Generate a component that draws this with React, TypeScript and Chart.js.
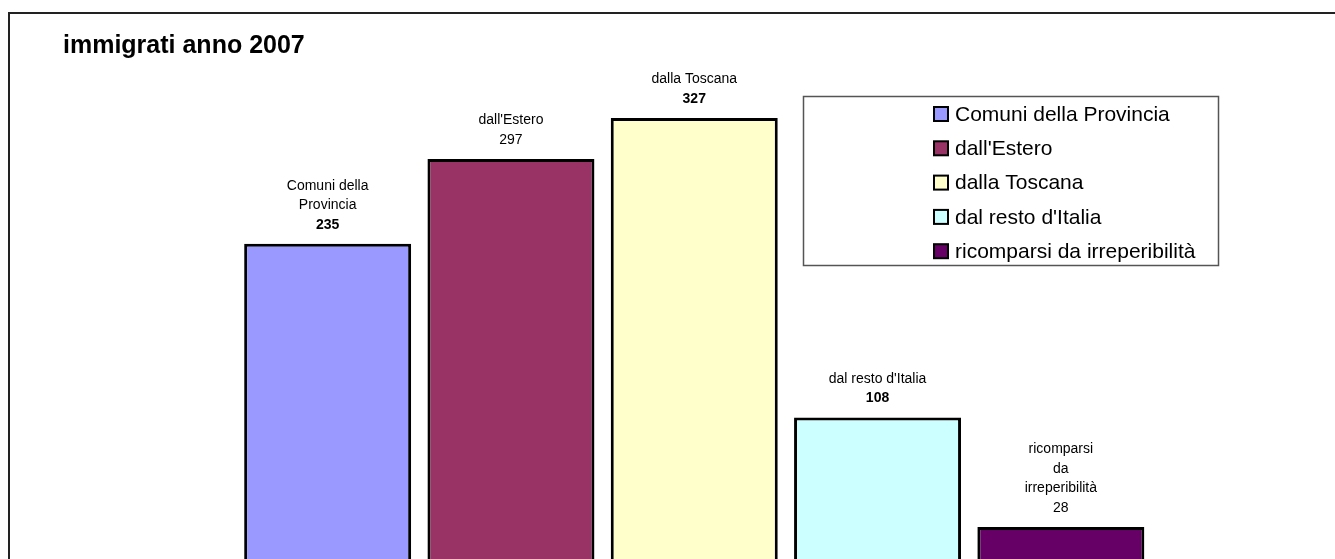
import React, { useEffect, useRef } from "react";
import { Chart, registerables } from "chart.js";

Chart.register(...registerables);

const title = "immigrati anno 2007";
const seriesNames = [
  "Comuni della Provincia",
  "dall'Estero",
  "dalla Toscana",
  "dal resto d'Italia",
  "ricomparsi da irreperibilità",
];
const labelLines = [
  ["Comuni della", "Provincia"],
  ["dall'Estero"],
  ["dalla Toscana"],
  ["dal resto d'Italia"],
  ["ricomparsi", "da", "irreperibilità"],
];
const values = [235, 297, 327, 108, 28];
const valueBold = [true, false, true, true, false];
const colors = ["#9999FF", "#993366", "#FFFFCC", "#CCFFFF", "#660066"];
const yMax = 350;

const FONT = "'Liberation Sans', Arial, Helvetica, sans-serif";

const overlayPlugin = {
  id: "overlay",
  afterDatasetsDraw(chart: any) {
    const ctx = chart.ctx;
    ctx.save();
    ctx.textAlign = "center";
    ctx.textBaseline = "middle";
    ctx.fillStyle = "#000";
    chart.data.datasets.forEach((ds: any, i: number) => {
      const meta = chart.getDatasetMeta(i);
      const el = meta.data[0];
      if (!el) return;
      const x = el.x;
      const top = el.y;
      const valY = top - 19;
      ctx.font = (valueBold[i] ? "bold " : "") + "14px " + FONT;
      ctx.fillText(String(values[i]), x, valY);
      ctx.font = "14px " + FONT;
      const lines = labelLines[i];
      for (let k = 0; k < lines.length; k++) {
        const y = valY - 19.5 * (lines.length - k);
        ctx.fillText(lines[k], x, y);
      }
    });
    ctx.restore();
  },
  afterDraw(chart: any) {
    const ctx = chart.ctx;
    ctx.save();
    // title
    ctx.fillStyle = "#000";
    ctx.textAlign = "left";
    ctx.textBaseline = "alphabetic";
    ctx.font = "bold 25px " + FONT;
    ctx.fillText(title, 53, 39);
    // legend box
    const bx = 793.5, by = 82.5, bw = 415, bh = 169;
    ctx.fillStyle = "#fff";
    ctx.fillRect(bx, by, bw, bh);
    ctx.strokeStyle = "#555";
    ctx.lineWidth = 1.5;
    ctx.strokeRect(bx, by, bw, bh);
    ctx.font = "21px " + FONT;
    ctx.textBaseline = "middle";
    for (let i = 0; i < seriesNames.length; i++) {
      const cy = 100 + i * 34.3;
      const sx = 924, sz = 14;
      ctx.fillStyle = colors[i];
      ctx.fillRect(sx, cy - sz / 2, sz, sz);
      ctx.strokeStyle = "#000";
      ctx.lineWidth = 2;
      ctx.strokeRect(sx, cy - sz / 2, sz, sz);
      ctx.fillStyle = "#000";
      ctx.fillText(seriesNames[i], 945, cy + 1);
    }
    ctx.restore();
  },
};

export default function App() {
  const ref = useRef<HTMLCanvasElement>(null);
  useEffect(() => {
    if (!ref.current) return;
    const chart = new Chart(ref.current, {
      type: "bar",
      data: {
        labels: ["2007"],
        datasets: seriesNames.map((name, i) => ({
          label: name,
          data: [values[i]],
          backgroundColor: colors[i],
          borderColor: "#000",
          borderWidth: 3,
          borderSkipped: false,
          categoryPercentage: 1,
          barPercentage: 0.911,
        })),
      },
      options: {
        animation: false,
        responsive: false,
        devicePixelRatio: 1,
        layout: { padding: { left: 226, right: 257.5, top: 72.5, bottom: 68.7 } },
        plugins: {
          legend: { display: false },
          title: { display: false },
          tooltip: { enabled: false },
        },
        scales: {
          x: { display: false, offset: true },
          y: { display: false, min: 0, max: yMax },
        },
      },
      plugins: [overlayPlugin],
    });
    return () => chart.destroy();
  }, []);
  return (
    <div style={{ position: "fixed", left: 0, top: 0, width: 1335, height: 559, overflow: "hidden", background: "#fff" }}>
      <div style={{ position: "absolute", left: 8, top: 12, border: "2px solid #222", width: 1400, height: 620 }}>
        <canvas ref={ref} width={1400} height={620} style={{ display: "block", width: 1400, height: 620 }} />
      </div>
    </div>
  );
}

######

Repeat only what lies between the start of the data and the end of the line containing "Chart.register(...registerables);", exactly, with pictures left out.

Generate a component that draws this with React, TypeScript and Chart.js.
import React, { useEffect, useRef } from "react";
import { Chart, registerables } from "chart.js";

Chart.register(...registerables);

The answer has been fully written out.